Klingt ganz schön forsch. Richtet sich der Blick nicht nach unten, wenn die Aufstiegs-Euphorie erstmal verflogen ist?

Natürlich werden wir um den Klassenerhalt kämpfen. Aber gerade im Tabellenkeller ist es ja aufregend.

Lorkowski sprach allerdings schon davon, daß die zweite Liga für den VfB Lübeck nur eine Durchgangsstation sein könne. Entsteht hier das „Freiburg des Nordens“?

Wir wollen nicht sofort nach oben durchrauschen, das hat Lorko auch so nicht gemeint. Wir brauchen sicher noch ein paar Jahre Zeit. Aber warum sollte die Stadt Lübeck mit ihren 220.000 Einwohnern nicht irgendwann in der Bundesliga spielen? Möglich ist alles, vor allem mit einem Trainer Lorkowski.

Und wenn der es nicht schafft, stünden Sie als Nachfolger ja gleich bereit...

Ich werde Lorkowski als Trainer hier nicht beerben – das ist so sicher wie das Amen in der Kirche. Als wir über unsere Zusammenarbeit gesprochen haben, war dieses Thema nach zehn Sekunden erledigt: Er ist Trainer, ich bin Manager – und dabei wird es bleiben.

Gerade als Manager des VfB dürfte Ihre Freude über den Aufstieg des FC St. Pauli eher gedämpft gewesen sein.

Nein, hauptsächlich habe ich mich gefreut, auch wenn wir gegen St. Pauli ein ausverkauftes Haus gehabt hätten. Was gibt es schöneres als Bundesliga-Fußball am Millerntor? Da macht es einfach am meisten Spaß.

Die Wiedersehensfreude mit den Fans vom Kiez wird verschoben?

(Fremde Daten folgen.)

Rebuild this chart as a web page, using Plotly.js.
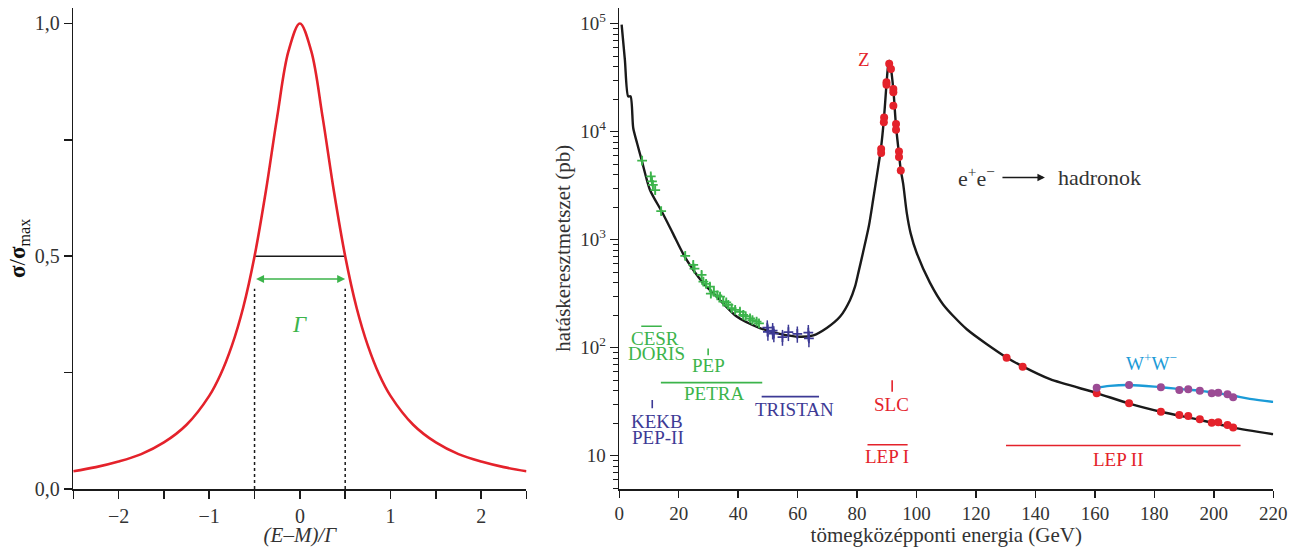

Natürlich hätten gerade Michael und ich gerne am Millerntor gespielt, aber vielleicht klappt es ja im nächsten Jahr – so oder so...

Die Fans der Braun-Weißen würden sich auf Sie und Lorko freuen, aber nicht unbedingt auf den Lübecker Anhang, in dem sich ja die rechte Szene breitmachen soll, wie man hört.

Es gibt in jeder Fan-Szene ein paar, die auf Krawall aus sind, das ist hier sicher auch der Fall. Aber in letzter Zeit ist definitiv nichts passiert – auch beim letzten Spiel in Kiel (Lübeck schlug Hoisdorf und stieg damit auf, Anm. d. Red.) war alles absolut friedlich. Wir sind ganz guter Dinge, daß wir mit unseren Fans genauso viel Spaß haben werden wie die St. Paulianer mit ihren.